What does it take to be a rock ‘n’ roll legend?
At age 66, John Mellencamp probably never asked himself this question. Yet despite his indifference to the whole idea of fame — his aversion to it, actually — that is what he has become. Go figure.
For example, where most superstar wannabes have tried to hasten their success by putting out a live album early in their careers, Mellencamp always shied away from the idea. “For years I’ve been asked, ‘When are you going to put out a live performance DVD?’” he says, his voice a quiet rasp over the phone. “I didn’t want to do that. I don’t think you can capture what a person does onstage, put it in a box and expect that it even remotely resembles what happened that night in that room.”
Why, then, did he reconsider after all these years and decide to release Plain Spoken: From The Chicago Theatre on Friday? Because he found a way to do something different with it.
“Growing up, I used to listen to a radio show in the 1960s with this guy who would just do a monologue all night long,” Mellencamp explains. “I can’t remember his name; I think he was from Texas. But he’d just talk about whatever he wanted to talk about. That’s what I decided to do.”

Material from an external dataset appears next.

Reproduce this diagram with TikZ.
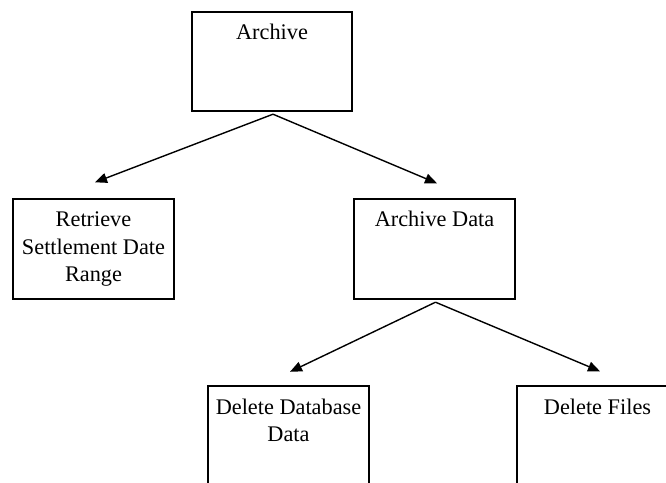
\documentclass[tikz,border=0pt]{standalone}
\usepackage{fontspec}
\setmainfont{Liberation Serif}
\usetikzlibrary{arrows.meta,calc}
\tikzset{
  boxnode/.style={draw=black, line width=1.4pt, rectangle, inner sep=0pt,
    minimum width=161pt, minimum height=100pt},
  boxtext/.style={anchor=north, inner sep=0pt, align=center,
    font=\fontsize{22.3pt}{27.5pt}\selectfont},
  conn/.style={line width=1.4pt, -{Triangle[length=12pt,width=10pt]}}
}
\begin{document}
\begin{tikzpicture}[x=1pt,y=-1pt]
\clip (0,0) rectangle (666,482);
\fill[white] (0,0) rectangle (666,482);
% boxes
\node[boxnode, minimum width=160pt, minimum height=99pt] (arch) at (272,61.5) {};
\node[boxnode] (retr) at (93.5,249) {};
\node[boxnode] (adat) at (434.5,249) {};
\node[boxnode] (ddd) at (288.5,436) {};
\node[boxnode] (dfil) at (597.5,436) {};
% texts
\node[boxtext] (tarch) at ($(arch.north)+(0,12)$) {\rule{0pt}{16pt}Archive};
\node[boxtext] (tretr) at ($(retr.north)+(0,12)$) {\rule{0pt}{16pt}Retrieve\\Settlement Date\\Range};
\node[boxtext] (tadat) at ($(adat.north)+(0,12)$) {\rule{0pt}{16pt}Archive Data};
\node[boxtext] (tddd) at ($(ddd.north)+(0,12.5)$) {\rule{0pt}{16pt}Delete Database\\Data};
\node[boxtext] (tdfil) at ($(dfil.north)+(0,12.5)$) {\rule{0pt}{16pt}Delete Files};
% connector points
\coordinate (a1) at ($(arch.south)+(1,2.5)$);
\coordinate (a2) at ($(adat.south)+(1,2.5)$);
\coordinate (t1) at ($(retr.north)+(1.5,-16)$);
\coordinate (t2) at ($(adat.north)+(2.5,-15)$);
\coordinate (t3) at ($(ddd.north)+(1.5,-13.5)$);
\coordinate (t4) at ($(dfil.north)+(2.5,-14)$);
% connectors
\draw[conn] (a1) -- (t1);
\draw[conn] (a1) -- (t2);
\draw[conn] (a2) -- (t3);
\draw[conn] (a2) -- (t4);
\end{tikzpicture}
\end{document}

Plain Spoken comes in several formats — DVD+CD, Blu-ray+CD and digital. More important, it offers two experiences. One is a traditional concert, capturing Mellencamp and his band as they deliver a spirited career-spanning set. The other is exactly the same except for a voiceover from Mellencamp, in which he reflects on his history and the issues that concern him in these fractious times. He also muses on learning to love, a lifelong exercise that culminates in his ongoing relationship with actress Meg Ryan. As he explains it, “I had one foot out the door most of my life. But as I’ve gotten older, I’ve pretty much run out of places to run to.”
Improvised over a two-day period, this monologue doesn’t comment specifically on songs as much as reflect on his creative methodology. Engineer Mark Hood then spent the summer at Mellencamp’s Indiana home, arranging the content into what the artist describes as an arc. From an opening admonition to “keep it small but keep going” to an affirmation of taking responsibility for all his endeavors, Mellencamp reveals much not only about his music but also his passion for visual art.
“I got a great compliment the other day,” he says. “A guy told me, ‘I own one of your paintings. I look at it every day. And every day it says something different.’ That’s why I don’t view paintings as static images. To me, they’re just like music, except they take longer. If you’re going to fret over a song for as many hours as you put into a painting, you might as well start writing a different song.”
In his visual work, much of it currently on display at the ACA Gallery in New York City, and his music, Mellencamp bares his feelings freely — perhaps more politically provocative in the visual realm, a bit more abstractly in his lyrics. “I can be a little more on the nose with painting than I can with songs,” he admits. “With songs, it’s not about me. I make them about the listener. A song has to start somewhere between your legs, go to your heart and then to your head. It entertains and informs — and you can dance to it. That, to me, is the perfect song.”